Disinterest in sustaining a Just Culture. What’s Just Culture? This post by my colleague John Allspaw on blameless post mortems describes it pretty well. Maybe you want to work at a company where people get fired on the spot for screwing up, or yelled at when things go wrong, but I don’t. How do you find out whether a company is like that? Ask about recent outages and gauge whether the person you ask is willing to talk about them openly. Do the people you talk to seem ashamed of their mistakes?
Monoculture. Diversity counts. Gender diversity is really important, but it’s not the only kind of diversity that matters. There’s ethnic diversity, there’s age diversity, and there’s simply the matter of people acting differently, or dressing differently. How homogenous is the group you’ve met? Do they all remind you of you? That’s almost certainly a serious danger sign. You may think it sounds like fun to work with a group of people who you’d happily have as roommates, but monocultures do a great job of masking other types of dysfunction.
Lack of a service-oriented mindset.
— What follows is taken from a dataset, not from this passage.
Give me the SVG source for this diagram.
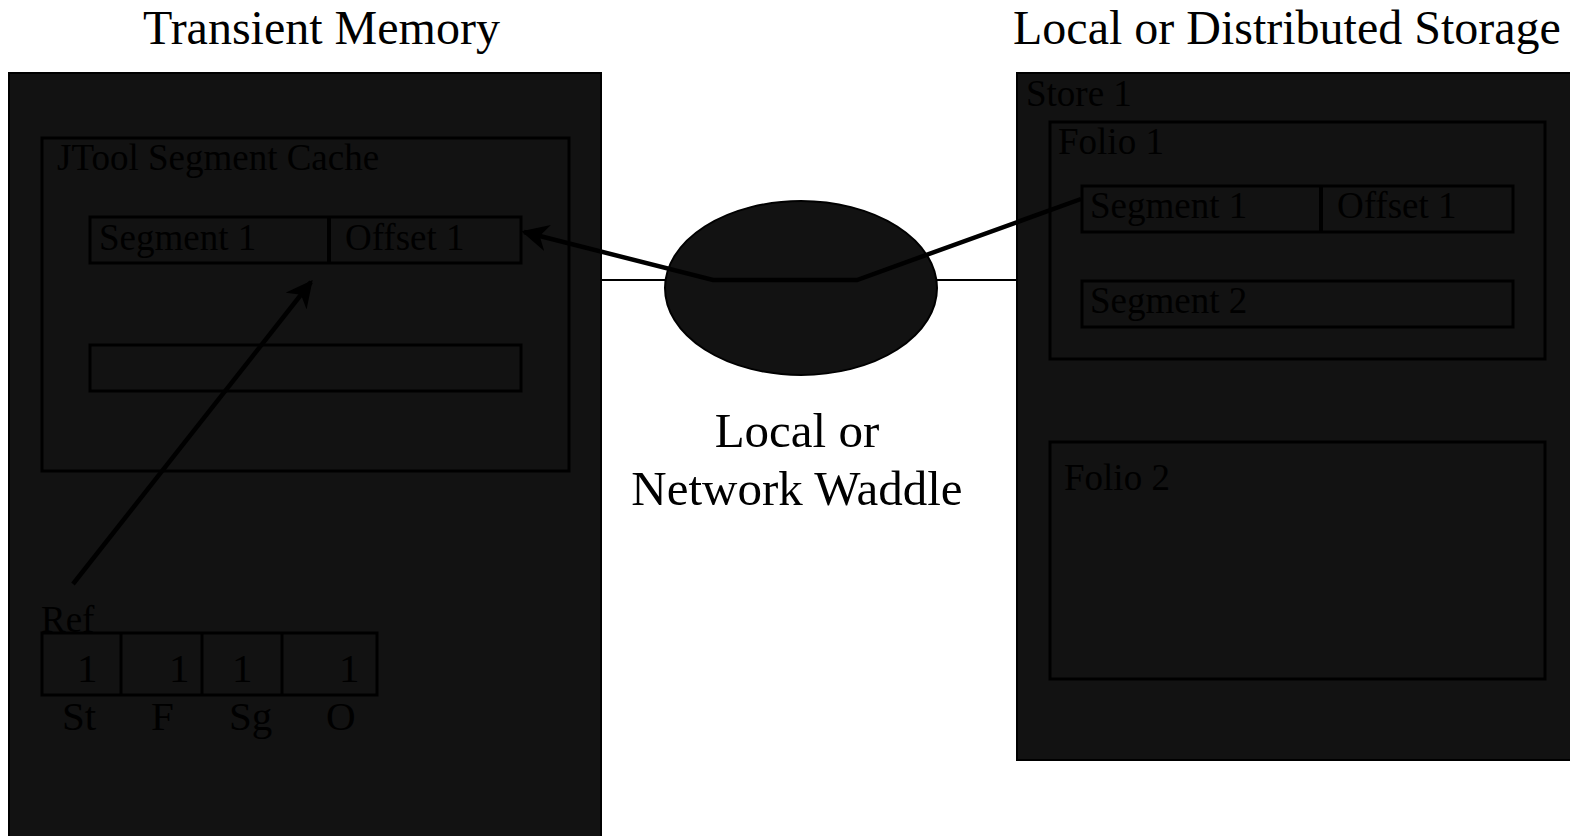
<svg xmlns="http://www.w3.org/2000/svg" width="1570" height="836" viewBox="0 0 1570 836">
<defs>
<style>
.t{font-family:"Liberation Serif","Times New Roman",serif;fill:#000}
.title{font-size:48px}
.wad{font-size:49px}
.lbl{font-size:37px}
.big{font-size:41px}
.box{fill:#121212;stroke:#000;stroke-width:2}
.inner{fill:#121212;stroke:#000;stroke-width:3}
.conn{fill:none;stroke:#000;stroke-width:4.5}
</style>
<marker id="ah" viewBox="0 0 10 10" refX="9" refY="5" markerWidth="6" markerHeight="6" markerUnits="strokeWidth" orient="auto">
<path d="M0,0 L10,5 L0,10 L3,5 Z" fill="#000"/>
</marker>
</defs>
<rect width="1570" height="836" fill="#fff"/>
<text class="t title" x="143" y="44">Transient Memory</text>
<text class="t title" x="1013" y="44">Local or Distributed Storage</text>
<g id="transient">
<rect class="box" x="9" y="73" width="592" height="780"/>
</g>
<g id="link-line">
<line x1="601" y1="280" x2="1017" y2="280" stroke="#000" stroke-width="2"/>
</g>
<g id="storage">
<rect class="box" x="1017" y="73" width="570" height="687"/>
<text class="t lbl" x="1026" y="106">Store 1</text>
</g>
<g id="cache">
<rect class="inner" x="42" y="138" width="527" height="333"/>
<text class="t lbl" x="57" y="170">JTool Segment Cache</text>
</g>
<g id="cache-seg1">
<rect class="inner" x="90" y="217" width="431" height="46"/>
<line x1="329" y1="217" x2="329" y2="263" stroke="#000" stroke-width="4"/>
<text class="t lbl" x="99" y="250">Segment 1</text>
<text class="t lbl" x="345" y="250">Offset 1</text>
</g>
<g id="cache-empty">
<rect class="inner" x="90" y="345" width="431" height="46"/>
</g>
<g id="ref">
<text class="t lbl" x="41" y="632">Ref</text>
<rect class="inner" x="42" y="633" width="335" height="62"/>
<line x1="121" y1="633" x2="121" y2="695" stroke="#000" stroke-width="3"/>
<line x1="202" y1="633" x2="202" y2="695" stroke="#000" stroke-width="3"/>
<line x1="282" y1="633" x2="282" y2="695" stroke="#000" stroke-width="3"/>
<text class="t big" x="77" y="682">1</text>
<text class="t big" x="169" y="682">1</text>
<text class="t big" x="232" y="682">1</text>
<text class="t big" x="339" y="682">1</text>
<text class="t big" x="62" y="730">St</text>
<text class="t big" x="151" y="730">F</text>
<text class="t big" x="229" y="730">Sg</text>
<text class="t big" x="326" y="730">O</text>
</g>
<g id="folio1">
<rect class="inner" x="1050" y="122" width="495" height="237"/>
<text class="t lbl" x="1058" y="154">Folio 1</text>
</g>
<g id="store-seg1">
<rect class="inner" x="1082" y="186" width="431" height="46"/>
<line x1="1321" y1="186" x2="1321" y2="232" stroke="#000" stroke-width="4"/>
<text class="t lbl" x="1090" y="218">Segment 1</text>
<text class="t lbl" x="1337" y="218">Offset 1</text>
</g>
<g id="store-seg2">
<rect class="inner" x="1082" y="281" width="431" height="46"/>
<text class="t lbl" x="1090" y="313">Segment 2</text>
</g>
<g id="folio2">
<rect class="inner" x="1050" y="442" width="495" height="237"/>
<text class="t lbl" x="1064" y="490">Folio 2</text>
</g>
<g id="waddle">
<ellipse cx="801" cy="288" rx="136" ry="87" fill="#121212" stroke="#000" stroke-width="2"/>
<text class="t wad" x="797" y="447" text-anchor="middle">Local or</text>
<text class="t wad" x="797" y="505" text-anchor="middle">Network Waddle</text>
</g>
<g id="connectors">
<polyline class="conn" points="1081,199 857,280 713,280 524,232" marker-end="url(#ah)"/>
<line class="conn" x1="73" y1="584" x2="311" y2="282" marker-end="url(#ah)"/>
</g>
</svg>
The biggest professional mistakes I ever made were the result of failing to see that my job was ultimately to serve other people. I was obsessed with building what I thought was great software, and failed to see that what I should have been doing was paying attention to what other people needed from me in order to succeed in their jobs. You can almost never fail when you look for opportunities to be of service and avail yourself of them. Be on the lookout for companies where people get ahead by looking out for themselves. Don’t take those jobs.
There are a lot of ways that a team’s culture can be screwed up, but those are my top seven.